When we both understand and love good and truth, then our will to accomplish them becomes strong and nothing can stop us or change our minds. On the other hand, if we neither understand clearly, nor love good and truth intensely -- we shall have little inclination to practice them.

What God thinks is Absolute Truth and what God feels is Absolute Good for humanity and all the rest of His creation. Does it not follow that His Will is Absolute -- that He is Almighty? If we ourselves can stand on Absolute Truth and aim at Absolute Good, we shall find ourselves in possession of tremendous spiritual power, for the Will of God is behind us. Putting it another way, the Host of Heaven is with us.

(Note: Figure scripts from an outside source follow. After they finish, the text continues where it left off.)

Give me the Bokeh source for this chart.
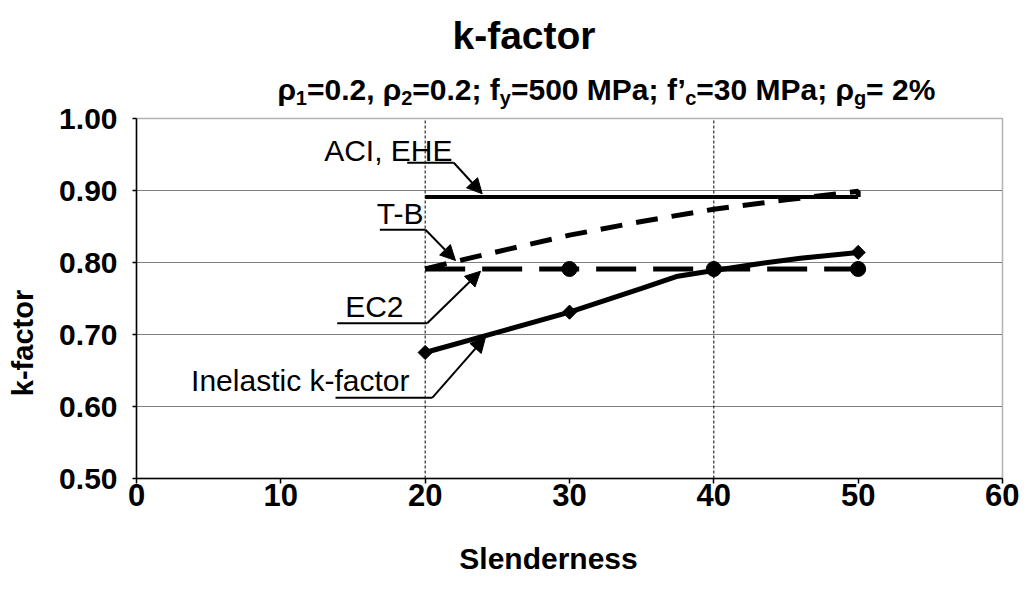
import math
from bokeh.plotting import figure
from bokeh.models import (Range1d, Label, Arrow, NormalHead, FixedTicker, BoxAnnotation,
                          SingleIntervalTicker, PrintfTickFormatter)
from bokeh.embed import file_html
from bokeh.resources import INLINE

# ---------------- data ----------------
slenderness_aci = [20, 50]
k_aci = [0.891, 0.891]

slenderness_tb = [20, 22, 25, 30, 35, 40, 45, 50, 50]
k_tb = [0.791, 0.801, 0.815, 0.838, 0.857, 0.874, 0.887, 0.899, 0.891]

slenderness_ec2 = [20, 30, 40, 50]
k_ec2 = [0.791, 0.791, 0.791, 0.791]

slenderness_inel_curve = [20, 25, 30, 35, 37.5, 40, 43, 46, 50]
k_inel_curve = [0.675, 0.703, 0.731, 0.764, 0.781, 0.789, 0.798, 0.806, 0.814]
slenderness_inel_pts = [20, 30, 40, 50]
k_inel_pts = [0.675, 0.731, 0.789, 0.814]

x_ticks = [0, 10, 20, 30, 40, 50, 60]
x_grid = [20, 40]
y_grid = [0.6, 0.7, 0.8, 0.9]
x_min, x_max = 0, 60
y_min, y_max = 0.5, 1.0
title_text = "k-factor"
x_label = "Slenderness"
y_label = "k-factor"
series_labels = ["ACI, EHE", "T-B", "EC2", "Inelastic k-factor"]

# ---------------- layout in pixels ----------------
W, H = 1019, 574
FRAME_L, FRAME_R, FRAME_T, FRAME_B = 136, 1002, 118, 478
FX = (FRAME_R - FRAME_L) / (x_max - x_min)
FY = (FRAME_B - FRAME_T) / (y_max - y_min)
x_lo = x_min - FRAME_L / FX
x_hi = x_max + (W - FRAME_R) / FX
y_hi = y_max + FRAME_T / FY
y_lo = y_min - (H - FRAME_B) / FY


def dx(px):
    return x_min + (px - FRAME_L) / FX


def dy(py):
    return y_max - (py - FRAME_T) / FY


p = figure(width=W, height=H, output_backend="svg", toolbar_location=None,
           x_range=Range1d(x_lo, x_hi), y_range=Range1d(y_lo, y_hi), min_border=0)
p.background_fill_color = "white"
p.border_fill_color = "white"
p.outline_line_color = None
p.grid.visible = False

# axes drawn at the edges of the plot box
p.xaxis.fixed_location = y_min
p.xaxis.bounds = (x_min, x_max)
p.yaxis.fixed_location = x_min
p.yaxis.bounds = (y_min, y_max)
p.xaxis.ticker = FixedTicker(ticks=x_ticks)
p.yaxis.ticker = SingleIntervalTicker(interval=0.1)
p.yaxis.formatter = PrintfTickFormatter(format="%.2f")
for ax in (p.xaxis[0], p.yaxis[0]):
    ax.axis_line_color = "black"
    ax.axis_line_width = 1.5
    ax.major_tick_line_color = "black"
    ax.major_tick_line_width = 1.5
    ax.major_tick_in = 0
    ax.minor_tick_line_color = None
    ax.major_label_text_color = "black"
    ax.major_label_text_font_style = "bold"
    ax.major_label_text_font = "Liberation Sans"
p.xaxis.major_tick_out = 5
p.xaxis.major_label_standoff = 0
p.xaxis.major_label_text_font_size = "31px"
p.yaxis.major_tick_out = 4
p.yaxis.major_label_standoff = 15
p.yaxis.major_label_text_font_size = "30px"

# gridlines (dotted) inside the plot box
p.segment(x0=x_grid, y0=[y_min] * len(x_grid), x1=x_grid, y1=[y_max] * len(x_grid),
          line_color="black", line_width=1, line_dash="3 2")
p.segment(x0=[x_min] * len(y_grid), y0=y_grid, x1=[x_max] * len(y_grid), y1=y_grid,
          line_color="black", line_width=1, line_dash="1 1")
p.add_layout(BoxAnnotation(left=x_min, right=x_max, bottom=y_min, top=y_max,
                           fill_color=None, line_color="black", line_width=1.5))

# ---------------- series ----------------
p.line(slenderness_aci, k_aci, line_color="black", line_width=4)
p.line(slenderness_tb, k_tb, line_color="black", line_width=5, line_dash="22 14")
p.line(slenderness_inel_curve, k_inel_curve, line_color="black", line_width=5)
p.scatter(slenderness_inel_pts, k_inel_pts, marker="square", angle=0.785398,
          size=10, fill_color="black", line_color="black")
p.line(slenderness_ec2, k_ec2, line_color="black", line_width=5, line_dash="40 17")
p.scatter(slenderness_ec2[1:], k_ec2[1:], marker="circle", size=15,
          fill_color="black", line_color="black")

MID = 0.3465   # (ascent - descent) / 2 for Liberation Sans, in em


def put(px, baseline, text, size, bold=False, align="left", angle=0.0):
    p.add_layout(Label(x=dx(px), y=dy(baseline - MID * size), text=text,
                       text_align=align, text_baseline="middle",
                       text_font="Liberation Sans",
                       text_font_style="bold" if bold else "normal",
                       text_font_size=f"{size}px", text_color="black", angle=angle))


# series annotations: (text right, baseline, underline x0, x1, underline y, tip x, tip y) in px
ann_pos = [
    (452, 160.7, 406.7, 453.3, 162.3, 481.7, 193.3),
    (423, 223.3, 379.3, 425.0, 229.3, 455.0, 260.0),
    (403, 316.7, 336.7, 426.7, 322.7, 480.0, 270.7),
    (409, 390.0, 335.0, 431.7, 397.3, 485.0, 336.7),
]
for txt, (tx, ty, ux0, ux1, uy, ax_, ay_) in zip(series_labels, ann_pos):
    put(tx, ty, txt, 30, align="right")
    p.segment(x0=[dx(ux0)], y0=[dy(uy)], x1=[dx(ux1)], y1=[dy(uy)],
              line_color="black", line_width=2)
    p.add_layout(Arrow(end=NormalHead(size=15, fill_color="black", line_color="black"),
                       x_start=dx(ux1), y_start=dy(uy), x_end=dx(ax_), y_end=dy(ay_),
                       line_color="black", line_width=2))

# axis titles
put(548, 568, x_label, 30, bold=True, align="center")
p.add_layout(Label(x=dx(33 - MID * 29), y=dy(342.5), text=y_label, text_align="center",
                   text_baseline="middle", text_font="Liberation Sans",
                   text_font_style="bold", text_font_size="29px", text_color="black",
                   angle=math.pi / 2))

# ---------------- title & subtitle ----------------
put(523.5, 48.5, title_text, 39, bold=True, align="center")

AB = {'=': 584, '0': 556, '.': 278, '2': 556, ',': 278, ' ': 278, ';': 333, 'f': 333,
      '5': 556, 'M': 833, 'P': 667, 'a': 556, '\u2019': 278, '3': 556, '%': 889,
      '\u03c1': 611, '1': 556, 'y': 556, 'c': 556, 'g': 611}


def tw(s, size):
    return sum(AB.get(c, 556) for c in s) / 1000.0 * size


MAIN_FS, SUB_FS = 30, 20
pieces = [("\u03c1", 0), ("1", 1), ("=0.2, \u03c1", 0), ("2", 1), ("=0.2; f", 0),
          ("y", 1), ("=500 MPa; f\u2019", 0), ("c", 1), ("=30 MPa; \u03c1", 0),
          ("g", 1), ("= 2%", 0)]
cx = 277.0
for s, is_sub in pieces:
    size = SUB_FS if is_sub else MAIN_FS
    base = 104.0 if is_sub else 99.2
    put(cx, base, s, size, bold=True)
    cx += tw(s, size)

open("out.html", "w").write(file_html(p, INLINE))
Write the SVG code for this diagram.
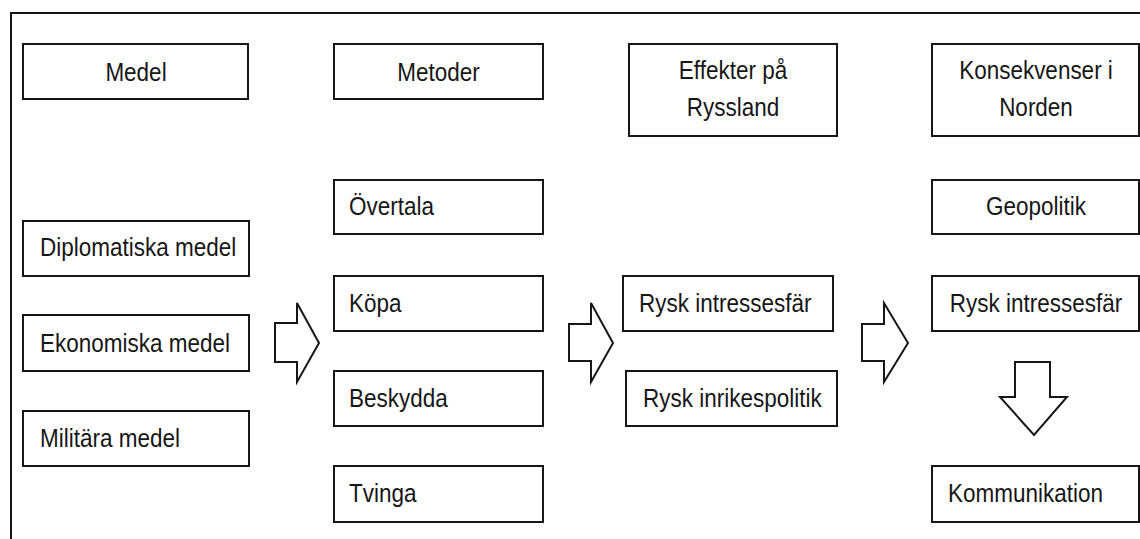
<svg xmlns="http://www.w3.org/2000/svg" width="1140" height="539" viewBox="0 0 1140 539">
<style>
.box{fill:#fff;stroke:#161616;stroke-width:2}
.arr{fill:#fff;stroke:#161616;stroke-width:2;stroke-linejoin:miter}
text{font-family:"Liberation Sans",Arial,sans-serif;font-size:22.5px;fill:#161616}
.c{text-anchor:middle}
</style>
<rect width="1140" height="539" fill="#fff"/>
<path d="M11 540 V13 H1141" fill="none" stroke="#161616" stroke-width="2"/>
<g id="n-medel"><rect class="box" x="23" y="44" width="225" height="55"/><text class="c" transform="translate(136 81) scale(1 1.14)">Medel</text></g>
<g id="n-metoder"><rect class="box" x="334" y="44" width="209" height="55"/><text class="c" transform="translate(438.5 81) scale(1 1.14)">Metoder</text></g>
<g id="n-effekter"><rect class="box" x="629" y="44" width="208" height="92"/><text class="c" transform="translate(733 79) scale(1 1.14)">Effekter på</text><text class="c" transform="translate(733 116) scale(1 1.14)">Ryssland</text></g>
<g id="n-konsekvenser"><rect class="box" x="932" y="44" width="207" height="92"/><text class="c" transform="translate(1036 79) scale(1 1.14)">Konsekvenser i</text><text class="c" transform="translate(1036 116) scale(1 1.14)">Norden</text></g>
<g id="n-diplomatiska"><rect class="box" x="23" y="221" width="226" height="55"/><text transform="translate(40 256) scale(1 1.14)">Diplomatiska medel</text></g>
<g id="n-ekonomiska"><rect class="box" x="23" y="315" width="226" height="56"/><text transform="translate(40 352) scale(1 1.14)">Ekonomiska medel</text></g>
<g id="n-militara"><rect class="box" x="23" y="411" width="226" height="55"/><text transform="translate(40 447) scale(1 1.14)">Militära medel</text></g>
<g id="n-overtala"><rect class="box" x="334" y="180" width="209" height="54"/><text transform="translate(349 215) scale(1 1.14)">Övertala</text></g>
<g id="n-kopa"><rect class="box" x="334" y="276" width="209" height="55"/><text transform="translate(349 311.5) scale(1 1.14)">Köpa</text></g>
<g id="n-beskydda"><rect class="box" x="334" y="371" width="209" height="55"/><text transform="translate(349 406.5) scale(1 1.14)">Beskydda</text></g>
<g id="n-tvinga"><rect class="box" x="334" y="466" width="209" height="56"/><text transform="translate(349 502) scale(1 1.14)">Tvinga</text></g>
<g id="n-rysk-intresse1"><rect class="box" x="623" y="276" width="210" height="55"/><text transform="translate(639 311.5) scale(1 1.14)">Rysk intressesfär</text></g>
<g id="n-rysk-inrikes"><rect class="box" x="626" y="371" width="211" height="55"/><text transform="translate(643 406.5) scale(1 1.14)">Rysk inrikespolitik</text></g>
<g id="n-geopolitik"><rect class="box" x="932" y="180" width="207" height="54"/><text class="c" transform="translate(1036 215) scale(1 1.14)">Geopolitik</text></g>
<g id="n-rysk-intresse2"><rect class="box" x="932" y="276" width="207" height="55"/><text class="c" transform="translate(1036 311.5) scale(1 1.14)">Rysk intressesfär</text></g>
<g id="n-kommunikation"><rect class="box" x="932" y="466" width="207" height="56"/><text transform="translate(948 502) scale(1 1.14)">Kommunikation</text></g>
<g id="connectors">
<path class="arr" d="M275 323 H297 V303 L319 343 L297 382 V362 H275 Z"/>
<path class="arr" d="M569 324 H591 V303 L613 343 L591 382 V361 H569 Z"/>
<path class="arr" d="M862 324 H884 V303 L908 343 L884 382 V361 H862 Z"/>
<path class="arr" d="M1015 362 H1050 V397 H1067 L1034 435 L1000 397 H1015 Z"/>
</g>
</svg>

Now it is clear to me that there exists a Source of truth and good and power outside myself. I derive my being from this Source -- God -- without whom my faculties of thinking and feeling could not operate, just as, without the light and heat of the sun, I could not live. So I affirm that God exists and is, indeed, the Source of life itself.

We may call this an ontological approach to the question of the existence of God.

My second approach is the historical one. The existence of God has been repeatedly affirmed in the past. There are a great many accounts of personal confrontations with the living God. I am and have been deeply interested in the life stories of great souls, both within the Christian Church and throughout world history. For these people, individual encounters often marked a turning point in their lives, when they received enlightenment, conversion or a call to a great mission. They have done much more than others to elevate the life of mankind. Their accounts strike me as trustworthy, and their evidence is given substance by their accomplishments. If you can trust them and their accounts of their experiences, you need no further proof that God exists.

My third affirmation is made on an empirical basis. I know God in my heart and through my experience.

I was led to the Christian faith by an inner voice when I was 16 years old. Since then, I have been guided at every turning point of my life by voices speaking to me, sometimes audibly, sometimes inwardly.

These voices have been so insistent that I could neither ignore nor escape them. Who is this? Who could be so concerned about me? His voice has guided me along a consistent and purposeful path. Sometimes there have been warnings of dangers ahead. When I think or do something really constructive in a positive way, I am filled with joy and power.

On the other hand, when my thoughts and feelings are negative, I am conscious of a lack of power, of sorrow and depression. Then He comes to me, and His power causes me to put aside such thoughts. Sometimes He fills me with willingness to make sacrifices for the sake of the supreme good, despite the contempt and rejection of others. His voice is greater to me than that of any worldly power.

I can readily understand the wonderful experiences of conversion which have brought about such radical changes in the lives of great men and women of the past and, for that matter, of the present day. The inner voice is neither hallucination nor imagination in my case, but most solemn and consistent law, power and love. The voice makes me courageous, bold and persevering in the cause of righteousness and love.

So I know exactly how the same voice works in the hearts of others. I can readily believe that their biographies are entirely honest accounts of personal confrontations with God.

In my heart I know that God exists. Through my experiences I know that God exists.